Siemens Targets Former Execs for Failing to Stop Bribery Scandal
Aug 4th, 2008 • Posted in: NewsCurrent board claims former executives’ negligence hurt the firm’s reputation and produced a mammoth bill for compliance costs
MUNICH
Siemens, the giant German engineering firm, last week said it will seek to recover damages from two former CEOs and other former members top management executives for ethics breaches that damaged the firm’s reputation and bottom line.
Berlin-based news service Deutsche Welle reports that Siemens will pursue 11 former officials for “breaches of their organizational and supervisory duties in view of the accusations of illegal business practices and extensive bribery.”
In the crosshairs are two former chief executives, Heinrich von Pierer and Klaus Kleinfeld, whom Siemens claims failed to halt the bribery scandal that has plagued the company since 2006.

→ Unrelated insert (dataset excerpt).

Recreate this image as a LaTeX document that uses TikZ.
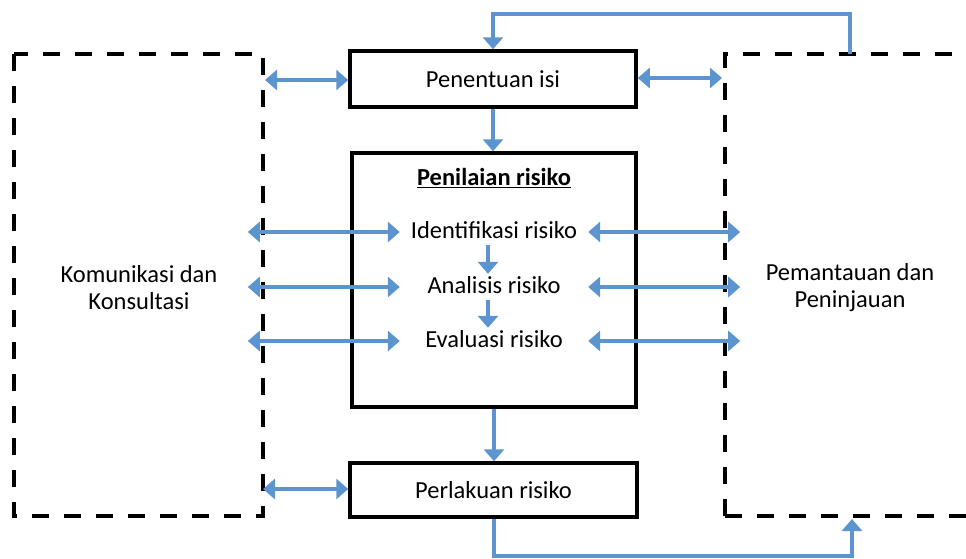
\documentclass[tikz,border=0pt]{standalone}
\usepackage{fontspec}
\setmainfont{Carlito}
\usetikzlibrary{arrows.meta}
\definecolor{arrblue}{RGB}{91,148,206}

\begin{document}
\begin{tikzpicture}[x=1pt,y=-1pt,
  every node/.style={font=\fontsize{24.5}{27}\selectfont},
  box/.style={draw,line width=3.5pt,inner sep=0pt},
  frame/.style={line width=4pt,dash pattern=on 17pt off 15pt},
  arr/.style={draw=arrblue,line width=4pt,-{Triangle[length=12pt,width=20pt]}},
  dblarr/.style={draw=arrblue,line width=4pt,{Triangle[length=12pt,width=20pt]}-{Triangle[length=12pt,width=20pt]}},
  risk/.style={minimum width=188pt,inner xsep=0pt,inner ysep=2pt,text height=17pt,text depth=5pt},
  lbl/.style={align=center}]

  \useasboundingbox (0,0) rectangle (966,558);

  % dashed frames
  \draw[frame] (14,54) rectangle (263,516);
  \draw[frame] (725,516) -- (725,54) -- (966,54);
  \draw[frame] (725,516) -- (966,516);
  \node[lbl] (kom) at (139,288) {Komunikasi dan\\Konsultasi};
  \node[lbl] (pantau) at (850,288) {Pemantauan dan\\Peninjauan};

  % process boxes
  \node[box,minimum width=286pt,minimum height=56pt] (isi) at (493,79) {Penentuan isi};
  \node[box,minimum width=284pt,minimum height=254pt] (nilai) at (494,280) {};
  \node[] (judul) at (494,178) {\underline{\textbf{Penilaian risiko}}};
  \node[risk] (ident) at (494,232) {Identifikasi risiko};
  \node[risk] (anal) at (494,287) {Analisis risiko};
  \node[risk] (eval) at (494,341) {Evaluasi risiko};
  \node[box,minimum width=287pt,minimum height=54pt] (lakuan) at (493.5,490) {Perlakuan risiko};

  \coordinate (kiri1) at (265,80);
  \coordinate (kanan1) at (722,78);
  \coordinate (kiri2) at (263,489);
  \coordinate (atas) at (850,54);
  \coordinate (bawah) at (852,519);

  % flow
  \draw[arr] (isi.south) -- (isi.south |- nilai.north);
  \draw[arr] (nilai.south) -- (nilai.south |- lakuan.north);
  \draw[arr] ([xshift=-6pt]ident.south) -- ([xshift=-6pt]anal.north);
  \draw[arr] ([xshift=-6pt]anal.south) -- ([xshift=-6pt]eval.north);

  % links to the frames
  \draw[dblarr] (kiri1) -- (kiri1 -| isi.west);
  \draw[dblarr] (isi.east |- kanan1) -- (kanan1);
  \draw[dblarr] (kiri2) -- (kiri2 -| lakuan.west);
  \foreach \n in {ident,anal,eval} {
    \draw[dblarr] (\n.west) -- ++(-152,0);
    \draw[dblarr] (\n.east) -- ++(152,0);
  }

  % feedback loop
  \draw[arr] (atas) -- ++(0,-40) -| (isi.north);
  \draw[arr] (lakuan.south) -- ++(0,37) -| (bawah);

\end{tikzpicture}
\end{document}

Both men repeatedly have denied any wrongdoing but remain subject to criminal investigations, reports Deutsche Welle.
Bloomberg reports that Siemens’ suit is unprecedented in German business. “It’s the first time that the supervisory board of a company decided to sue practically the whole old management board,” Manuel Theisen, a business professor at Munich University, told Bloomberg. “That’s a paradigm change.”
In an analysis, TIME magazine reporter William Boston writes that the development is viewed widely as a sign that “the atmosphere in the clubhouse commonly known as Germany Inc. just got a lot less chummy…. In Germany’s two-tiered management system, shareholders elect the supervisory board. It has the job of appointing and supervising the executive board, which runs the company’s day-to-day business. Typically, though, a retiring CEO is appointed to chair the supervisory board, which often is a paper tiger with little incentive to scrutinize executives. Siemens’ decision to seek financial damages from former executives is a warning to the rest of German industry that such practices are under threat.”
Siemens first will offer the former executives a chance to defend themselves and make restitution before formally pressing lawsuits.
Forbes reports that compliance costs for the company are in the neighborhood of $650 million in the current financial year.